また、支援計画は以下の考え方に沿って実施していくこととされた。

○ 寝たきりによる廃用性機能障害を防ぐために、離床、座位保持、立ち上がりを計画的に支援する。

○ 食事は本人の希望に応じ、居室外で、車椅子ではなく普通の椅子を用いるなど、自宅などでの従前の暮らしを維持できるようにする。食事の時間や嗜好などへの対応も画一的ではなく、個人の習慣や希望を尊重する。

○ 排せつは、入所者ごとの排せつリズムを考慮しつつ、プライバシーに配慮したトイレを使用すること。特に多床室では、ポータブルトイレの使用を前提とした支援計画を策定してはならない。

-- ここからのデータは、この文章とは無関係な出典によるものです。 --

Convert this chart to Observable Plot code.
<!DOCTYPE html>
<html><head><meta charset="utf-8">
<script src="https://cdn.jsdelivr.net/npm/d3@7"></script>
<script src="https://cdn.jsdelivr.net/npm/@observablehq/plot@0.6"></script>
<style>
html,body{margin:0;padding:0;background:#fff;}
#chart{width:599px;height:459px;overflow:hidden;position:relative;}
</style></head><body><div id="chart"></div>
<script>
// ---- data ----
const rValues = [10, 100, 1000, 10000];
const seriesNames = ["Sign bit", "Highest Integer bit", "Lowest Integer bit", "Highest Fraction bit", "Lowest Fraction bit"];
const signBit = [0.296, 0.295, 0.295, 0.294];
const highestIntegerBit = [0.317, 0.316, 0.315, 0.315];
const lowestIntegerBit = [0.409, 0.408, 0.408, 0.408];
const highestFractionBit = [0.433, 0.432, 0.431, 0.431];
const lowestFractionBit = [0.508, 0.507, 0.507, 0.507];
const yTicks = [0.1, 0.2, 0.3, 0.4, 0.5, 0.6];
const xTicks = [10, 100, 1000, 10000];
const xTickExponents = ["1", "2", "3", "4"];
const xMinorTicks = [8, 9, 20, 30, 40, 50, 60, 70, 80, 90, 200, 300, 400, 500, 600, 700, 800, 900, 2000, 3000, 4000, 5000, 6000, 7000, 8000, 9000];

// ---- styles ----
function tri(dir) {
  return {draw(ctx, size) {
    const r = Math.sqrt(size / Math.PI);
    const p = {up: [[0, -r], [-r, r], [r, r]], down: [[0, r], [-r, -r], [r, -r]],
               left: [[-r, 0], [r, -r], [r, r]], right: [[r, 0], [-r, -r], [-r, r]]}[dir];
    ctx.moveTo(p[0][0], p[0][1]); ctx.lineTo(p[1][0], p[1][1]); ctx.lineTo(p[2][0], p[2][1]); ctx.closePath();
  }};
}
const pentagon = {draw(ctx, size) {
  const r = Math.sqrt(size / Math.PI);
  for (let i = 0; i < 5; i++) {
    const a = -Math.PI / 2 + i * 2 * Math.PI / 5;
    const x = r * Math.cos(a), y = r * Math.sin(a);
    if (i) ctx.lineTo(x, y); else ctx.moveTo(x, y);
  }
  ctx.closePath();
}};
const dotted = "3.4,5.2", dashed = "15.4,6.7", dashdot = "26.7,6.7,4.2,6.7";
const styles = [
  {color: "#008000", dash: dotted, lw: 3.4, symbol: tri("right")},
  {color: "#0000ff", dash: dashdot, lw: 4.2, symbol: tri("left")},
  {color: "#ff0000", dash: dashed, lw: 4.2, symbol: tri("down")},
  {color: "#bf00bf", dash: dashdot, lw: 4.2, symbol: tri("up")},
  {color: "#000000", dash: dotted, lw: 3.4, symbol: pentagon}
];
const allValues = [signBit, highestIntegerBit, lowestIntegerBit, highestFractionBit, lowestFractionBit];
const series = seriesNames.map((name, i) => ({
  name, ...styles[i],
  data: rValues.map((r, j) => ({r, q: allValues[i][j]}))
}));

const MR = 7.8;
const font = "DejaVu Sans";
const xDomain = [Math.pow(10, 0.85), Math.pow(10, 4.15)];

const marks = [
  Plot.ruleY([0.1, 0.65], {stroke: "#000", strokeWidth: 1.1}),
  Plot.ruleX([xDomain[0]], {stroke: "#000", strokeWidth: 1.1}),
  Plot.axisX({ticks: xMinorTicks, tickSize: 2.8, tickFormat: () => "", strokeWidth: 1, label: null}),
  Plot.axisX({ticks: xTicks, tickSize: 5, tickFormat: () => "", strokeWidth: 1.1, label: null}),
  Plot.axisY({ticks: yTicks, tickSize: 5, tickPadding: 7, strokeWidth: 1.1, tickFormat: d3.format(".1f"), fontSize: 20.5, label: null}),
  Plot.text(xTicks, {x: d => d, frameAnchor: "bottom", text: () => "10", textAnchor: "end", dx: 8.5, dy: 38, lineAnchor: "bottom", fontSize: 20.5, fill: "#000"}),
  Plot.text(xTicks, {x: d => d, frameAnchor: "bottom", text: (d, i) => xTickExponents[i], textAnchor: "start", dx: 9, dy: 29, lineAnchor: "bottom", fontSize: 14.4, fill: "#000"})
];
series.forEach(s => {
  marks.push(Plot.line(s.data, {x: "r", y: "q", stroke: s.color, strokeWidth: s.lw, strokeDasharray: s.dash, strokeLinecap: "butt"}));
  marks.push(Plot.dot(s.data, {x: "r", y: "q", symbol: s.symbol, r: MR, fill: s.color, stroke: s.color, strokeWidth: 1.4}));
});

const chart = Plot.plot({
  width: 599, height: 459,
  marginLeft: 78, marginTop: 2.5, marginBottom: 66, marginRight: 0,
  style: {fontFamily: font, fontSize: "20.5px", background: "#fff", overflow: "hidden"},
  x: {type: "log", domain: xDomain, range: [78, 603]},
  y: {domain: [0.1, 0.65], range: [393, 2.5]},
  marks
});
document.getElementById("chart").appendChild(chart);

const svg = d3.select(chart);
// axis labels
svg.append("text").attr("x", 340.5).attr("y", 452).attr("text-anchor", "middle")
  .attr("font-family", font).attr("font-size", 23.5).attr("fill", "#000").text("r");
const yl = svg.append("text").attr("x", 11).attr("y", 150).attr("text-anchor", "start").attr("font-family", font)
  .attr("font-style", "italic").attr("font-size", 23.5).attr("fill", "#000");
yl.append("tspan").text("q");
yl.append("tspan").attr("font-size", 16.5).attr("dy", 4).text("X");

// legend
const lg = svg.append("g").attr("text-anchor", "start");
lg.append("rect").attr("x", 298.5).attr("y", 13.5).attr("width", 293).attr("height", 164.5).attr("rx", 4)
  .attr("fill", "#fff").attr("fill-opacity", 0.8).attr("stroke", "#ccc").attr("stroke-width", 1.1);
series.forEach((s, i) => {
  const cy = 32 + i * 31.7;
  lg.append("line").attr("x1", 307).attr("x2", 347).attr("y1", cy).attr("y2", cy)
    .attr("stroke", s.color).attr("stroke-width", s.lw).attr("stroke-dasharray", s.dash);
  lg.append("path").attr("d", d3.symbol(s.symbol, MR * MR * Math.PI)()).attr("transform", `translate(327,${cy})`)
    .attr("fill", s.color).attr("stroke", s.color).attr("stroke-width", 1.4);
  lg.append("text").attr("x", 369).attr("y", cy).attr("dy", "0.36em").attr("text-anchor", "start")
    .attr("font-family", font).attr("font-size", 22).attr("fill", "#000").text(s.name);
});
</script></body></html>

○ 入浴は特別浴槽ではなく一般浴槽とし、回数やケアの方法も個人の習慣、希望を尊重する。

○ 生活全般にわたり、入所者本人や家族と相談し、可能な限り自宅での生活と同様の暮らしを続けられるようにする。

○ リハビリテーション、機能訓練の実施については本加算で評価するものではないが、医学的評価に基づき必要な場合は、入所者本人や家族の希望も確認して施設サービス計画の見直しを行うこと。

支援計画の見直しについては、解釈通知に以下のように記載されている。

○ 支援計画の実施にあたっての課題(入所者の状態の変化、医学的観点からの留意事項の大きな変更、多職種共同で取り組むべき事柄の見直しなど)を踏まえ、必要に応じた見直しを行うこと。

○ PDCAサイクルの推進、ケアの質の向上を図る観点から、LIFEへの提出情報とフィードバック情報を活用すること。

■一般浴槽が困難な場合は?

改定のQ&Aには以下のような問答が掲載されている。

Q&A(Vol.2)問41

Q:入浴は、特別浴槽ではなく一般浴槽とし、回数やケアの方法も個人の習慣、希望を尊重することが要件となっているが、仮に入所者の状態から一般浴槽を使用困難な場合は、要件を満たすことになるのか。

A:原則として一般浴槽での入浴を行う必要があるが、感染症などの特段の考慮すべき事由により、関係職種が共同して支援計画を策定する際、やむを得ず、特別浴槽での入浴が必要と判断した場合は、その旨を本人、家族に説明したうえで、実施することが必要。

Q&A(Vol.3)問100

Q:加算の算定を開始しようとする場合、すでに施設に入所している入所者について、提出が必要な情報は、当該時点の情報に加え、施設入所時の情報も必須なのか。

A:既に施設に入所している入所者については、入所時の介護記録などでの評価が可能であれば、施設入所時の情報を提出して頂きたいが、やむを得ず仮に提出できない場合であっても、加算の算定ができなくなるものではない。